A strike at a fighter production plant produced a paradox: it increased military density across the Indo-Pacific front. As replacement schedules for aging fighters slipped, the U.S. Air Force staged its most capable stealth fighters at the edge of the East China Sea.
F-22 Raptors from the U.S. Air Force's 90th and 27th Expeditionary Fighter Squadrons have completed deployments to Kadena Air Base in Okinawa, Japan.
The two squadrons, which deployed from Alaska and Virginia respectively, crossed the Pacific to take positions on the front line of one of the region’s most volatile flashpoints.

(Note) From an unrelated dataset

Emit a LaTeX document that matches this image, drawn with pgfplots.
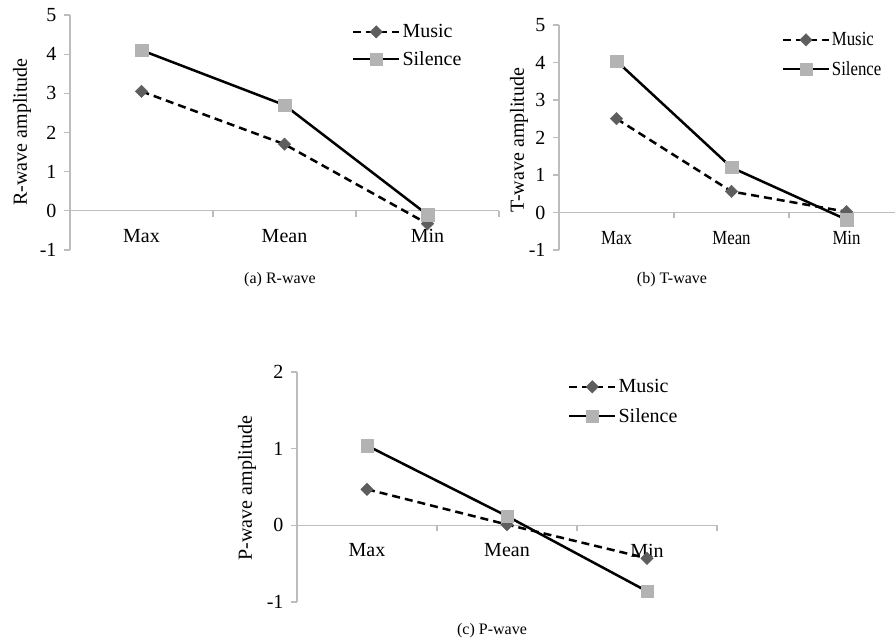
\documentclass[border=0pt]{standalone}
\usepackage{fontspec}
\setmainfont{Liberation Serif}
\usepackage{pgfplots}
\pgfplotsset{compat=1.18}
\definecolor{axgray}{HTML}{BDBDBD}
\definecolor{musicmk}{HTML}{5E5E5E}
\definecolor{silmk}{HTML}{B3B3B3}

\newcommand{\bigf}{\fontsize{20}{23}\selectfont}
\newcommand{\capf}{\fontsize{16}{18}\selectfont}

\pgfplotsset{
  panel/.style={
    scale only axis,
    axis y line=left, axis x line=middle,
    axis line style={-, draw=axgray, line width=1.3pt},
    xmin=-0.5, xmax=2.5,
    tick align=outside,
    hide obscured x ticks=false, hide obscured y ticks=false,
    xtick={0.5,1.5,2.5}, xticklabels={},
    major tick length=6pt,
    tick style={draw=axgray, line width=1.3pt},
    extra x ticks={0,1,2}, extra x tick labels={Max,Mean,Min},
    extra x tick style={major tick length=0pt, xticklabel style={yshift=-15pt}},
    ytick distance=1,
    /pgf/number format/assume math mode=true,
    tick label style={font=\bigf},
    yticklabel style={xshift=-4pt},
    label style={font=\bigf},
    clip=false,
    legend cell align=left,
    legend image code/.code={
      \draw[mark repeat=2, mark phase=2, ##1] plot coordinates {(0pt,0pt) (23pt,0pt) (46pt,0pt)};
    },
  },
  musicp/.style={black, line width=2.5pt, dash pattern=on 8pt off 5pt,
    mark=square*, mark size=4.4pt,
    mark options={solid, rotate=45, fill=musicmk, draw=musicmk, line width=0.4pt}},
  silp/.style={black, line width=2.5pt,
    mark=square*, mark size=6.2pt,
    mark options={solid, fill=silmk, draw=silmk, line width=0.4pt}},
}

\begin{document}
\begin{tikzpicture}[x=1pt,y=1pt]
\path[use as bounding box] (0,0) rectangle (895,644);

% (a) R-wave
\begin{axis}[panel, at={(70pt,394pt)}, anchor=south west,
    width=429pt, height=235pt, ymin=-1, ymax=5,
    ylabel={R-wave amplitude},
    ylabel style={at={(axis description cs:-0.112,0.502)}, anchor=center},
    legend style={draw=none, fill=none, at={(axis description cs:0.657,0.969)},
      anchor=north west, font=\bigf, row sep=8pt, inner sep=0pt}]
\addplot[musicp] coordinates {(0,3.05) (1,1.70) (2,-0.33)};
\addlegendentry{Music}
\addplot[silp] coordinates {(0,4.10) (1,2.70) (2,-0.10)};
\addlegendentry{Silence}
\end{axis}

% (b) T-wave
\begin{axis}[panel, at={(559pt,394pt)}, anchor=south west,
    width=345pt, height=225pt, ymin=-1, ymax=5,
    ylabel={T-wave amplitude},
    ylabel style={at={(axis description cs:-0.116,0.489)}, anchor=center},
    xticklabel style={xscale=0.84},
    legend style={draw=none, fill=none, at={(axis description cs:0.645,0.976)},
      anchor=north west, font=\bigf, row sep=10pt, inner sep=0pt,
      nodes={xscale=0.84}}]
\addplot[musicp] coordinates {(0,2.50) (1,0.56) (2,0.02)};
\addlegendentry{Music}
\addplot[silp] coordinates {(0,4.04) (1,1.20) (2,-0.19)};
\addlegendentry{Silence}
\end{axis}

% (c) P-wave
\begin{axis}[panel, at={(297pt,42pt)}, anchor=south west,
    width=420pt, height=230pt, ymin=-1, ymax=2,
    ylabel={P-wave amplitude},
    ylabel style={at={(axis description cs:-0.119,0.496)}, anchor=center},
    legend style={draw=none, fill=none, at={(axis description cs:0.645,0.977)},
      anchor=north west, font=\bigf, row sep=10pt, inner sep=0pt}]
\addplot[musicp] coordinates {(0,0.47) (1,0.01) (2,-0.43)};
\addlegendentry{Music}
\addplot[silp] coordinates {(0,1.04) (1,0.12) (2,-0.86)};
\addlegendentry{Silence}
\end{axis}

\node[font=\capf] at (280,364) {(a) R-wave};
\node[font=\capf] at (672,364) {(b) T-wave};
\node[font=\capf] at (492,13) {(c) P-wave};
\end{tikzpicture}
\end{document}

Strike triggers ripple effect — the 'top card' fills the gap
The deployment traces back to a labor action at a Boeing production facility. The Air Force had planned to retire 48 aging F-15C/Ds that had patrolled Kadena’s airspace for decades and permanently station 36 new F-15EX fighters — a 4.5-generation design with modern avionics and a much larger weapons payload — in their place.

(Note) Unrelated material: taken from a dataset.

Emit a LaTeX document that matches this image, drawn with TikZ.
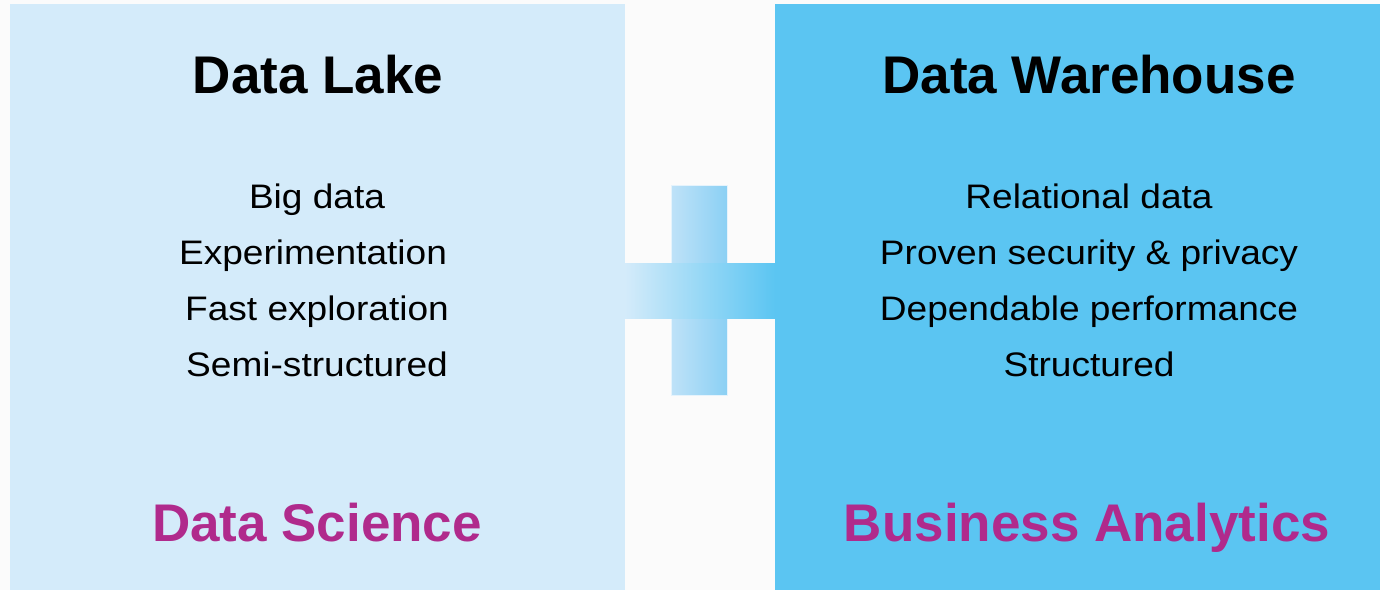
\documentclass[tikz,border=0pt]{standalone}
\usepackage{fontspec}
\setmainfont{Liberation Sans}
\newfontfamily\itemfont[FakeStretch=1.09]{Liberation Sans}
\usetikzlibrary{positioning}

\definecolor{lakeblue}{HTML}{D4EBFA}
\definecolor{houseblue}{HTML}{5BC5F2}
\definecolor{plusmid1}{HTML}{BFE2F8}
\definecolor{plusmid2}{HTML}{8BD0F4}
\definecolor{usemagenta}{HTML}{B02A8C}
\definecolor{backgray}{HTML}{FBFBFB}

\tikzset{
  panel/.style={rectangle, inner sep=0, outer sep=0},
  title/.style={anchor=base, inner sep=0, font=\fontsize{26.5}{30}\selectfont\bfseries},
  item/.style={inner sep=0, text height=12.5pt, text depth=4.5pt, font=\itemfont\fontsize{17}{20}\selectfont},
  usage/.style={anchor=base, inner sep=0, text=usemagenta, font=\fontsize{26.5}{30}\selectfont\bfseries}
}

\begin{document}
\begin{tikzpicture}[x=0.5pt, y=-0.5pt, node distance=28pt]
    \fill [backgray] (0,0) rectangle (1380,590);
    \useasboundingbox (0,0) rectangle (1380,590);

    % Panels
    \node [panel, fill=lakeblue, minimum width=307.5pt, minimum height=293pt] (lake) at (317.5,297) {};
    \node [panel, fill=houseblue, minimum width=302.5pt, minimum height=293pt] (house) at (1077.5,297) {};

    % Plus sign
    \node [panel, left color=plusmid1, right color=plusmid2, draw=lakeblue!60!white, line width=0.5pt,
           minimum width=28pt, minimum height=105pt] (plusv) at (699,290) {};
    \node [panel, left color=lakeblue, right color=houseblue,
           minimum width=75pt, minimum height=27.5pt] (plush) at (700,290.5) {};

    % Data Lake
    \node [title] (laketitle) at (318,93) {Data Lake};
    \node [item] (big) at (317,200) {Big data};
    \node [item, below of=big, xshift=-2pt] (exp) {Experimentation};
    \node [item, below of=exp, xshift=2pt] (fast) {Fast exploration};
    \node [item, below of=fast] (semi) {Semi-structured};
    \node [usage] (science) at (317,541) {Data Science};

    % Data Warehouse
    \node [title] (housetitle) at (1089,93) {Data Warehouse};
    \node [item] (rel) at (1089,200) {Relational data};
    \node [item, below of=rel] (sec) {Proven security \& privacy};
    \node [item, below of=sec] (perf) {Dependable performance};
    \node [item, below of=perf] (struct) {Structured};
    \node [usage] (business) at (1087,541) {Business Analytics};
\end{tikzpicture}
\end{document}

But the strike and other setbacks indefinitely delayed deliveries. With the older aircraft already withdrawn, the Air Force faced the real risk of a dangerous capability gap.
As rival powers looked for openings, the U.S. rejected a predictable response. Leaders rushed F-22 Raptors — stealth fighters designed for very low observability and forward-strike capability — into the vacancy. Each F-22 is priced at about $143 million (roughly 200 billion KRW).
Swapping an aircraft optimized for heavy payloads with a fifth-generation stealth fighter tailored to suppress enemy air defenses and seize air superiority actually sharpened the region’s tactical deterrence.
‘Wedge of the Pacific’ — a hub linking Taiwan and the Korean Peninsula
The Air Force moved its premier assets quickly because of Kadena’s strategic location.
Known within U.S. forces as the “wedge of the Pacific,” Kadena sits only a few hundred kilometers from the Taiwan Strait, positioning it to launch first-response forces in a crisis.
Kadena is also a primary launch point for U.S. air reinforcements if a security crisis erupts on the Korean Peninsula. A capability gap there would send a damaging signal, undermining both Taiwan’s defense posture and the operational credibility of the ROK-U.S. alliance.
With F-22 production ending in 2011 and final deliveries completed in 2012, Kadena has become a strategic hub for a fleet of roughly 195 F-22s worldwide. The simultaneous forward deployment of two squadrons is more than a routine training rotation; it signals a shift to full operational posture.
The invisible blade — China’s military calculations grow more complex
With F-22s dominating Okinawa’s skies, Beijing’s calculus for pressuring the East China Sea and the Taiwan Strait by force has become more complicated. When stealth fighters that can evade radar are in position to penetrate air defenses, conventional shows of force carry heightened strategic risk.
The Air Force turned an administrative setback — delivery delays — into a flexible operational advantage, using rapid force employment to reinforce allied confidence and deny rivals any window of opportunity. The strategic tug-of-war among major powers in the Indo‑Pacific is intensifying around Kadena.